ABSTRACT

How does popular visual culture record the recent past, especially the contested past? American movies have found it easy to lionize the unsullied heroism of the Second World War, even filtered decades later through the imperialist disasters of Korea, Vietnam and Iraq. British movies and comics for decades traded on simple good-guy/bad-guy tropes in their depiction of the fight against Nazi Germany. As a loser in the war and the reluctant host of profound cultural changes imposed afterwards from outside, Japan has a more troubled relationship with its past, one that is reflected in popular culture. For much of the postwar period, Japan produced some of the most unblinking antiwar movies ever made.

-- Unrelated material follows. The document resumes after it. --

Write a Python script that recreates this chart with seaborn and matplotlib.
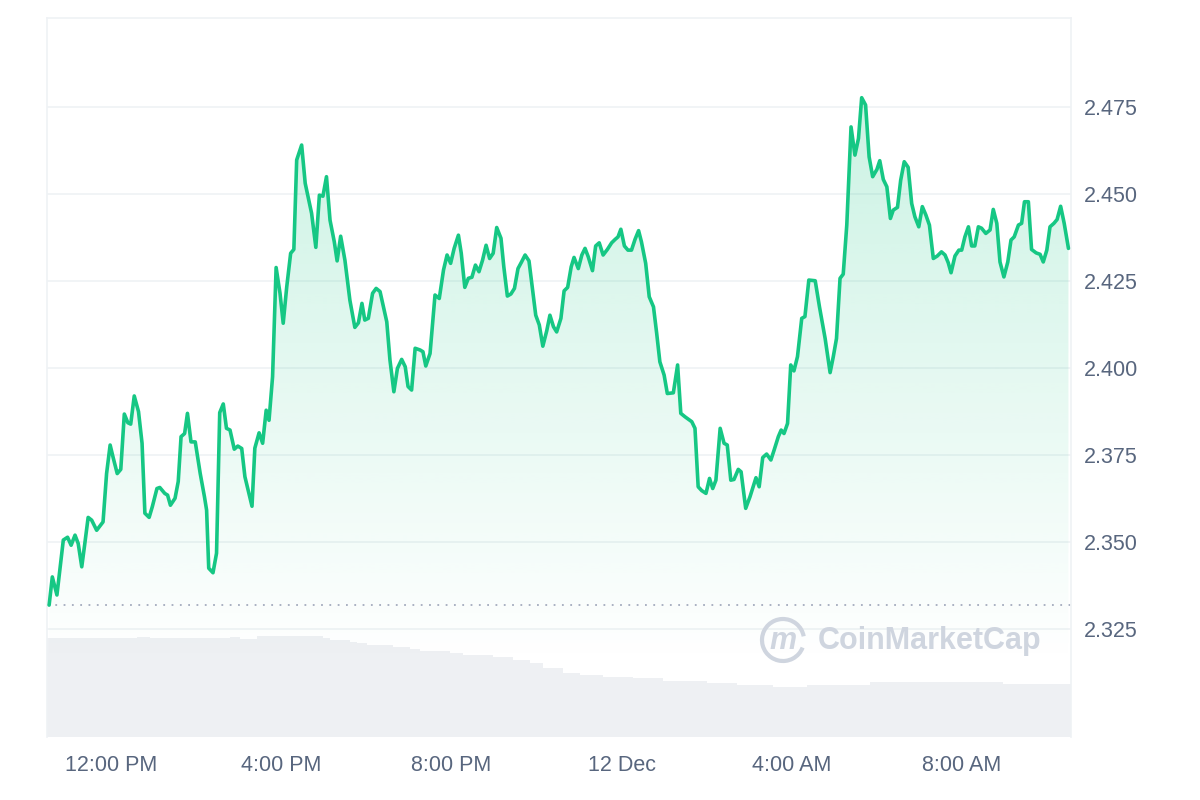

In recent years, however, a wave of popular culture has complicated and often muddied the history of the war. Hyakuta Naoki, Yamada Muneki and Kobayashi Yoshinori have sought to recalibrate the historical record in print. Movies such as Pride, Yamato and Forever Zero have celebrated Imperial Japan’s military achievements even while casting ambiguous looks at the result. This year’s Gift of Fire for the first time dramatizes Japan’s attempts to build a nuclear bomb. At the extreme end of this wave is the xenophobia and racism of books and comics that sell anti-American fantasies to young males. This chapter examines whether such distortions and fantasies are harmless, even cathartic, or do they warrant serious study and concern?